By Amith Prabhu
We completed 68 years as an independent nation on Saturday. On last Thursday and Friday I travelled to Mumbai. My journey had three components and throughout the journey I was reflecting on our life in a nation which is soon gearing up to celebrate the 69th Independence Day.
What transpired on the Metro train I took from Gurgaon to Delhi, then the experience I had at the airport before I took the evening flight from Delhi to Mumbai and finally the auto ride from Mumbai airport to Bandra for my meeting was quite astonishing. This may not be the typical Public Relations column. But basic common sense and mutual respect is how we grow as a nation in an ongoing public relations campaign with one and another and the world.

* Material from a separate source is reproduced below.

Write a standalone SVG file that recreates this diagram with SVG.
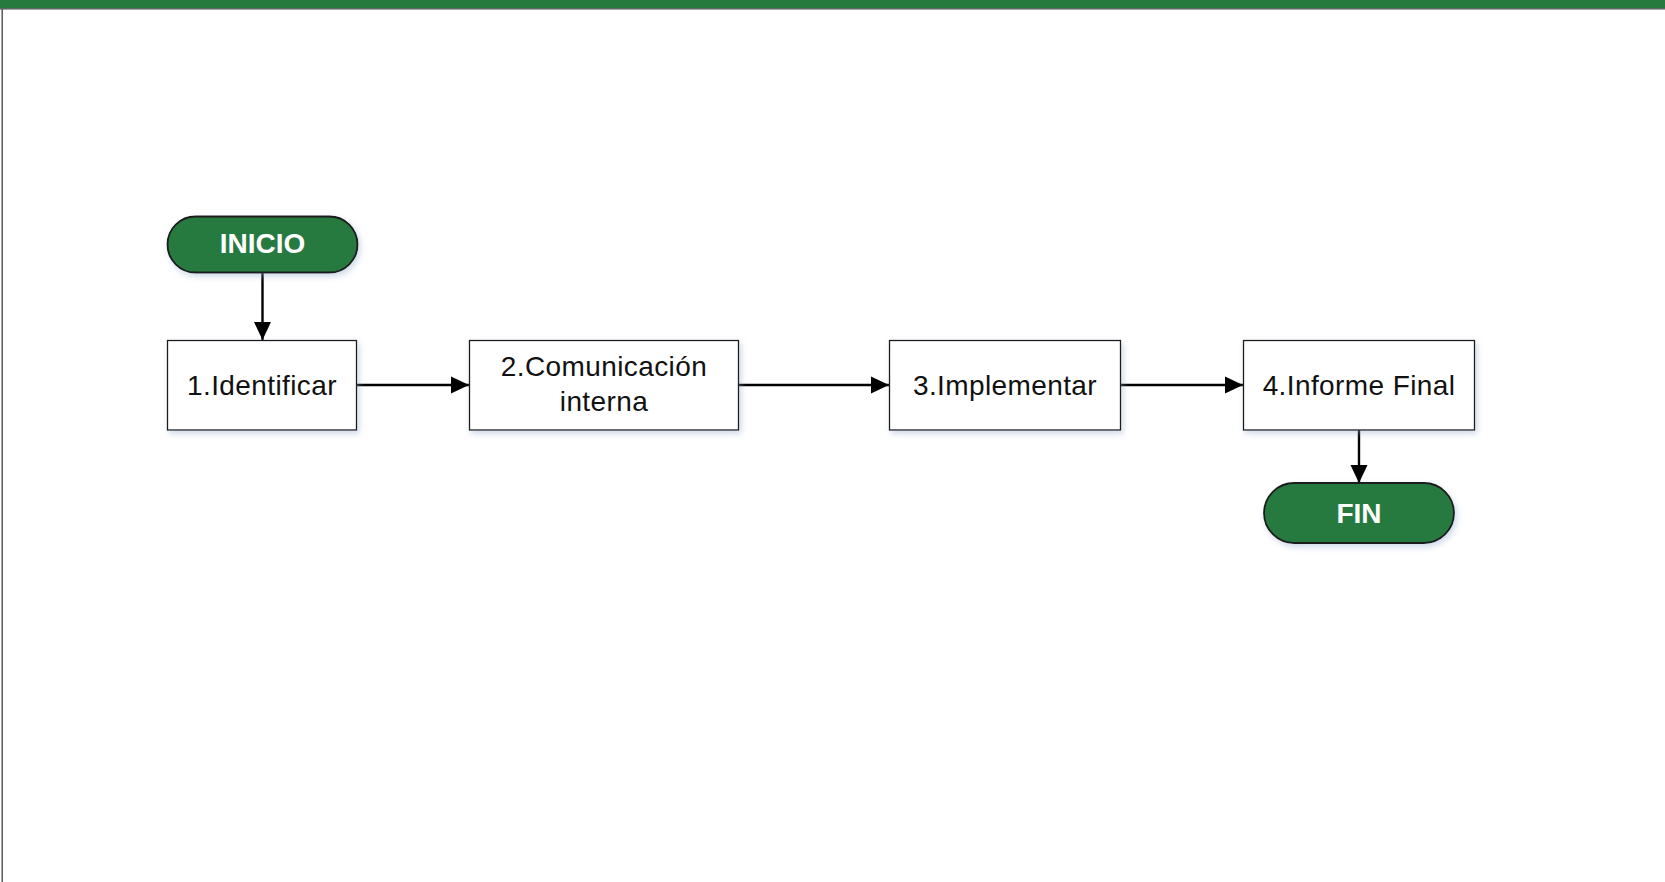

The metro train I got into was full, as it always is with space for standing passengers only. On a following station a heavily pregnant woman entered the general compartment and came and stood in front of a fairly young man hinting that she needed the seat. He began to look the otherway. After a few seconds she asked him to make place for her and he immediately gave up his seat. She alighted four stations later and another man who had seen how she got her seat quickly parked himself on the vacant seat to everyone’s bewilderment and the man who was originally on the seat and the woman just watched as this trivial incident unfolded. I asked the man as to why he pounced on the seat when the original occupant was right in front of him and he replied that the original occupant had no right over the seat because he did not initiate the offer. Weird!
Next, at the airport I stand in line for the security check and the queue does not seem to move at all. That’s because the CISF personnel at the monitor has got up to check a bag that has liquids thus preventing movement of the x-ray machine causing a long wait. These are the inefficiencies with which we function. After watching the spectacle for a few minutes I asked another constable as to why he could not monitor the screen to avoid a pile up of passengers which led him to action.
I’m not going to devote space here for passenger behaviour before take-off and after landing. That will be a separate column. The way we want to occupy everyone else’s cabin luggage space and then rush for the exit door upon landing can be a novel or feature film. Less said the better.
Finally, I landed in Mumbai and took an auto. Now the auto man starts riding away and refuses to put down the meter. He has reached the main road and argues that I should pay him a flat Rs 250 when I’m aware on the meter it does not cross Rs 150. I insist on him putting the meter and he insists on dropping me mid-way. Well, after mutual threats I reach my destination and pay him Rs 150 which he refuses but finally moves on with the cash.
Three incidents in a span of 10 hours in three cities on three different modes of public transport. We are yearning for progress and are proud of our independence. But where is the value system that takes us towards complete freedom? When will we become a liberated nation? How will this change? Who will take the step towards making lives and things better?